Sec. 2, art. VII of the Wisconsin constitution vests the judicial power of the state in the courts. If sec. 256.14, Stats., providing for public trials, and sec. 252.155, requiring that hearings before court commissioners shall be public, were to be construed as depriving courts in administering justice of their inherent power to take certain evidence in camera where the rights, of parties, or witnesses, could not otherwise be protected, they would be unconstitutional. It is our duty to uphold the constitutionality of such statutes if it is at all possible to do so. This we do by holding that the taking of certain evidence in camera, in those rare situations where *540justice cannot be properly. administered without so doing, does not violate the public-trial concept of such statutes. Such statutes cannot be construed in a vacuum without resort to the historical background preceding their enactment, and the evils sought to be obviated thereby.

There is another reason which .requires this court to so construe such two statutes, and this is the requirement contained in sec. 9, art. I of the Wisconsin constitution, that “Every person is entitled to a certain remedy in the laws for all injuries, or wrongs which he may receive in his person, property, or character.” As pointed out earlier in this opinion, unless the testimony as to plaintiff’s claimed trade secrets be taken in camera, Ampco will be denied any effective remedy for the" wrong it has sustained, assuming the truth of the allegations of its complaint.

It is our considered judgment that a peremptory writ of mandamus should be issued commanding the respondent circuit judge to take all evidence as to the nature of Ampco’s claimed trade secrets in camera and to seal the record of the evidence so taken.

By the Court. — Let a peremptory writ of mandamus issue in accord with this opinion.

Sec. 3, art. VII, provides as follows:

The supreme court, except in cases otherwise provided in this constitution, shall have appellate jurisdiction only, which shall be coextensive with the state; but in no case removed to the supreme court shall a trial by jury be allowed. The supreme court shall have a general superintending control over all inferior courts; it shall have power to issue writs of habeas corpus, mandamus, injunction, quo warranto, certiorari, and other original and remedial writs, and to hear and determine the same.

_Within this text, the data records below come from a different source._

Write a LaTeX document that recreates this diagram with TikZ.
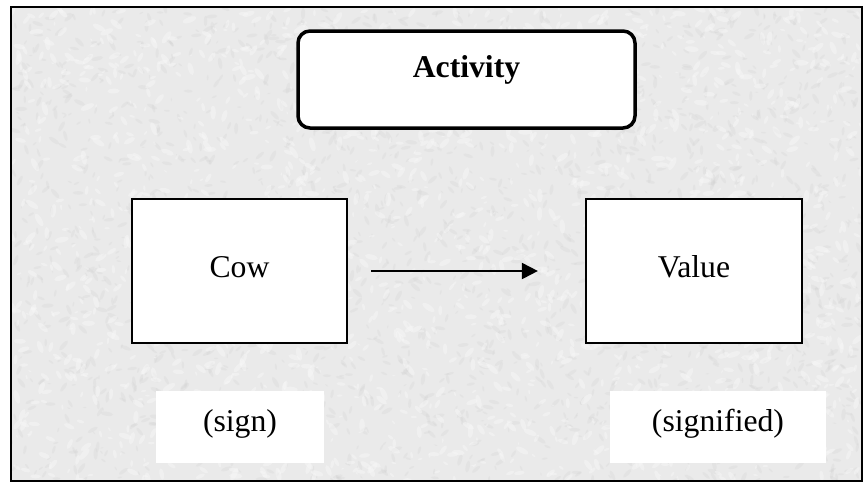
\documentclass[tikz,border=0pt]{standalone}
\usepackage{fontspec}
\setmainfont{Liberation Serif}
\usetikzlibrary{arrows.meta}
\definecolor{paper}{RGB}{234,234,234}
\definecolor{speck}{RGB}{205,205,205}
\definecolor{speckl}{RGB}{248,248,248}
\tikzset{
  txt/.style={font=\fontsize{31.7}{38}\selectfont, text=black},
  sqbox/.style={draw=black, fill=white, line width=2.2pt, inner sep=0pt, txt},
  actbox/.style={draw=black, fill=white, line width=3.5pt, rounded corners=12pt, inner sep=0pt, txt},
  lblbox/.style={draw=none, fill=white, inner sep=0pt, txt},
  link/.style={draw=black, line width=2pt, -{Triangle[length=16pt,width=16pt]}},
  frame/.style={draw=black, line width=2.2pt, fill=paper}
}
\begin{document}
\begin{tikzpicture}[x=1pt,y=-1pt]
\useasboundingbox (0,0) rectangle (864,483);
\fill[white] (0,0) rectangle (864,483);
\path[frame] (11,7) rectangle (862,481);
% paper texture
\pgfmathsetseed{4711}
\begin{scope}
\clip (12,8) rectangle (861,480);
\foreach \i in {1,...,2200}{
  \pgfmathsetmacro\xx{12+rnd*850}
  \pgfmathsetmacro\yy{8+rnd*472}
  \pgfmathsetmacro\rr{1+rnd*2.5}
  \pgfmathsetmacro\aa{rnd*180}
  \fill[speck, opacity=0.22, rotate around={\aa:(\xx,\yy)}] (\xx,\yy) ellipse ({1.8*\rr} and {0.6*\rr});
}
\foreach \i in {1,...,1800}{
  \pgfmathsetmacro\xx{12+rnd*850}
  \pgfmathsetmacro\yy{8+rnd*472}
  \pgfmathsetmacro\rr{1+rnd*3}
  \pgfmathsetmacro\aa{rnd*180}
  \fill[speckl, opacity=0.45, rotate around={\aa:(\xx,\yy)}] (\xx,\yy) ellipse ({1.8*\rr} and {0.7*\rr});
}
\end{scope}
\draw[black, line width=2.2pt] (11,7) rectangle (862,481);

\node[actbox, minimum width=337pt, minimum height=97pt, text height=22pt, text depth=26pt, font=\fontsize{31.7}{38}\selectfont\bfseries] (act) at (466.5,79.5) {Activity};
\node[sqbox, minimum width=215pt, minimum height=144pt, text height=22pt, text depth=10pt] (cow) at (239.5,271) {Cow};
\node[sqbox, minimum width=216pt, minimum height=144pt, text height=22pt, text depth=10pt] (val) at (694,271) {Value};
\node[lblbox, minimum width=168pt, minimum height=72pt, text height=22pt, text depth=14pt] (sign) at (240,427) {(sign)};
\node[lblbox, minimum width=216pt, minimum height=72pt, text height=22pt, text depth=14pt] (sigd) at (718,427) {(signified)};

\draw[link] ([xshift=23pt]cow.east) -- ([xshift=-47pt]val.west);
\end{tikzpicture}
\end{document}
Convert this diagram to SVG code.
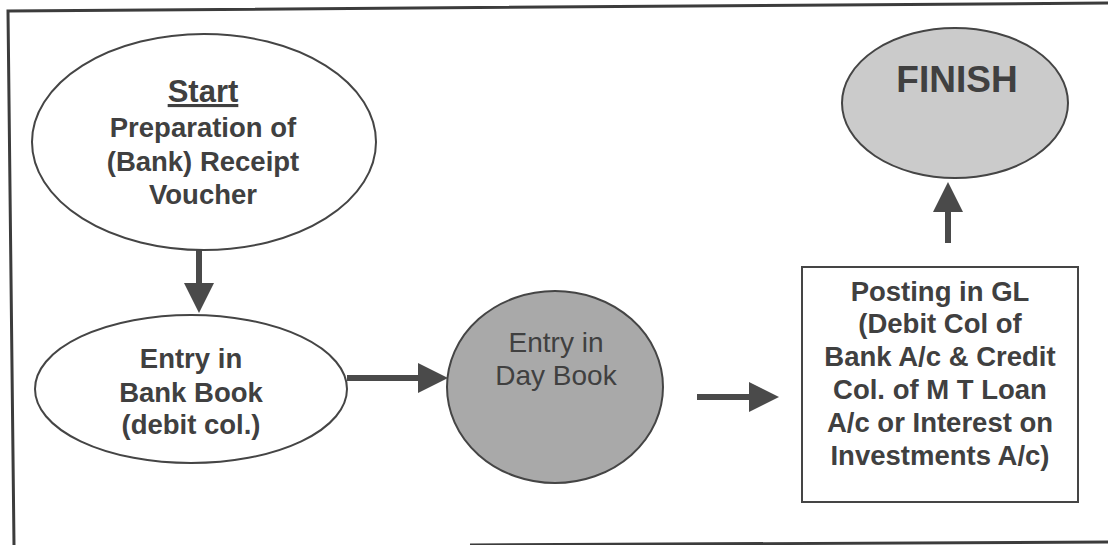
<svg xmlns="http://www.w3.org/2000/svg" width="1108" height="545" viewBox="0 0 1108 545">
<style>
.t{font-family:"Liberation Sans",Arial,sans-serif;font-size:27.5px;font-weight:bold;fill:#404040;text-anchor:middle}
.r{font-weight:normal;font-size:28px}
.shape{stroke:#454545;stroke-width:2}
.conn{stroke:#4a4a4a;stroke-width:6;fill:none}
.border{stroke:#3c3c3c;stroke-width:3;fill:none}
</style>
<defs>
<marker id="ah" markerUnits="userSpaceOnUse" markerWidth="30" markerHeight="30" viewBox="0 0 30 30" refX="1" refY="15" orient="auto">
<path d="M0,0 L30,15 L0,30 z" fill="#4a4a4a"/>
</marker>
</defs>
<rect x="0" y="0" width="1108" height="545" fill="#ffffff"/>
<g id="frame">
<path class="border" d="M1108,3 L8,11 L14,545"/>
<path class="border" d="M470,545 L1108,542"/>
</g>
<g id="connectors">
<line class="conn" x1="199" y1="250" x2="199" y2="284" marker-end="url(#ah)"/>
<line class="conn" x1="347" y1="378" x2="419" y2="378" marker-end="url(#ah)"/>
<line class="conn" x1="697" y1="397" x2="750" y2="397" marker-end="url(#ah)"/>
<line class="conn" x1="948" y1="243" x2="948" y2="211" marker-end="url(#ah)"/>
</g>
<g id="start">
<ellipse class="shape" cx="204" cy="142" rx="172" ry="108" fill="#ffffff"/>
<text class="t" x="203" y="102" text-decoration="underline" style="font-size:31px">Start</text>
<text class="t" x="203" y="137">Preparation of</text>
<text class="t" x="203" y="171">(Bank) Receipt</text>
<text class="t" x="203" y="204">Voucher</text>
</g>
<g id="bankbook">
<ellipse class="shape" cx="191" cy="389" rx="156" ry="74" fill="#ffffff"/>
<text class="t" x="191" y="368">Entry in</text>
<text class="t" x="191" y="402">Bank Book</text>
<text class="t" x="191" y="434">(debit col.)</text>
</g>
<g id="daybook">
<ellipse class="shape" cx="555" cy="387" rx="108" ry="96" fill="#a9a9a9"/>
<text class="t r" x="556" y="352">Entry in</text>
<text class="t r" x="556" y="385">Day Book</text>
</g>
<g id="postinggl">
<rect class="shape" x="802" y="267" width="276" height="235" fill="#ffffff"/>
<text class="t" x="940" y="301">Posting in GL</text>
<text class="t" x="940" y="333">(Debit Col of</text>
<text class="t" x="940" y="366">Bank A/c &amp; Credit</text>
<text class="t" x="940" y="399">Col. of M T Loan</text>
<text class="t" x="940" y="432">A/c or Interest on</text>
<text class="t" x="940" y="465">Investments A/c)</text>
</g>
<g id="finish">
<ellipse class="shape" cx="955" cy="103" rx="113" ry="75" fill="#cbcbcb"/>
<text class="t" x="957" y="92" style="font-size:37px">FINISH</text>
</g>
</svg>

Sec. 4, art. 2, 29 McKinney’s Consolidated Laws of New York Annotated, provides as follows:

The sittings of every court within this state shall be public, and every citizen may freely attend the same, except that in all proceedings and trials in cases for divorce, seduction, abortion, rape, assault with intent to commit rape, sodomy, bastardy or filiation, the court may, in its discretion, exclude therefrom all persons who are not directly interested therein, excepting jurors, witnesses, and officers of the court.